Turkey Fettuccine Alfredo

Jerri Self needed a recipe to use up some leftover turkey meat, so here is a very rich pasta meal that will make you forget you are eating leftovers, I promise.




Get the pasta going in lightly salted water.  

In a large saucepan over medium high heat, combine the Cream Cheese cubes, grated Parmesan, butter and milk, stirring continually until melted together and smooth. If too thick, add more milk a little at a time. Add a few cranks of black pepper. Remove pan from burner, reduce heat to med-low, return to burner and stir occasionally.  

Somewhere about here in the recipe, drain the Fettuccine noodles and keep warm.
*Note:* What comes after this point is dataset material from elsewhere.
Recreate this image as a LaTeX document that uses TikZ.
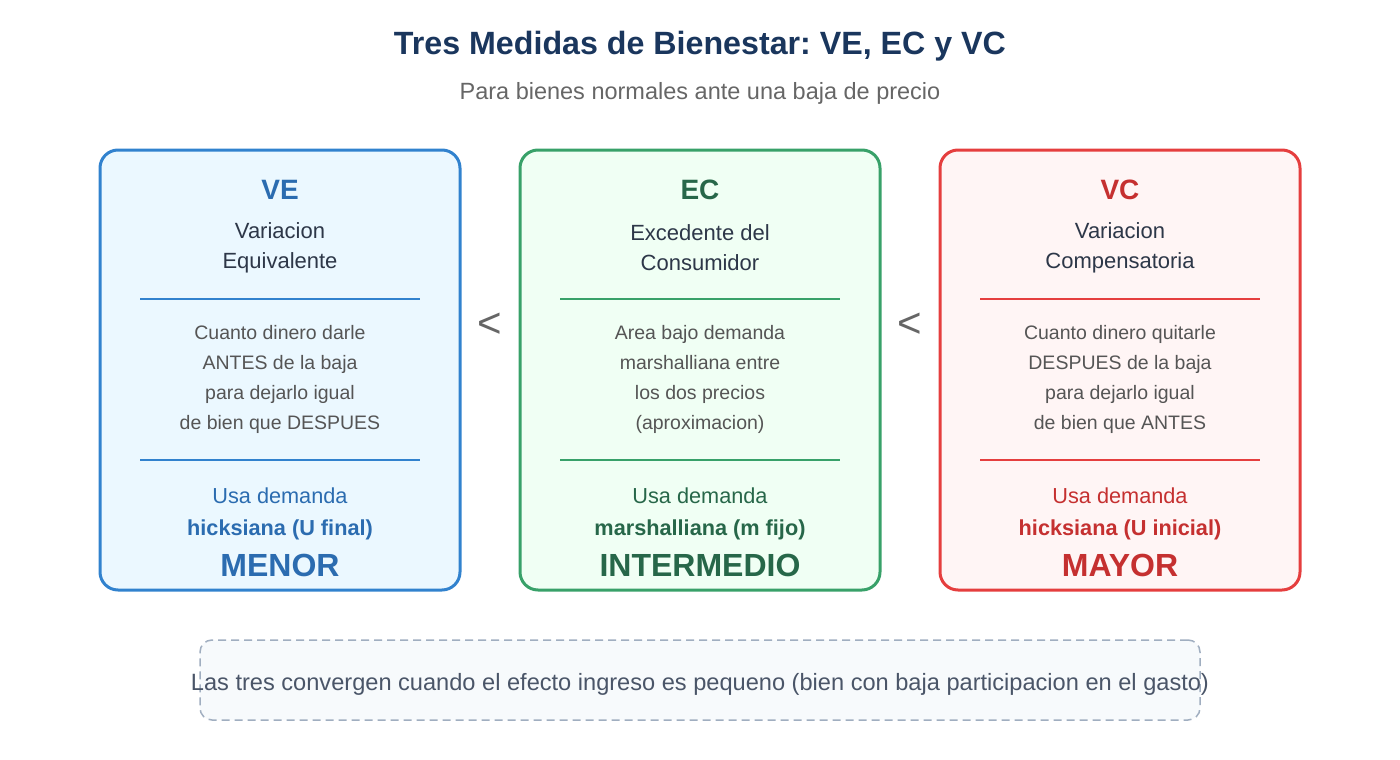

Stir occasionally to keep them from sticking together. Do not add oil to the water whilst cooking or afterward as the cream sauce will not adhere to the noodles.

In another smaller saucepan saute the sliced mushrooms, sliced zucchini, and the garlic in a Tablespoon of butter or so. When still about halfway to the “tender” stage, add everything in the pan to the cream sauce and stir to combine.  

Add the Sun-dried tomatoes and the leftover turkey or chicken meat to a saucepan over medium-high heat in a bit of olive oil and a big pinch or two of dried oregano and toss (or turn with a spatula) until warmed through. Gently fold the warmed meat into the cream sauce until combined. If the cream sauce is too thick as this point you can stir in a little warmed milk to thin.

Arrange noodles on a platter and pour the cream sauce over the top. Sprinkle with a bit of parsley and perhaps some additional coarsely grated Parmesan.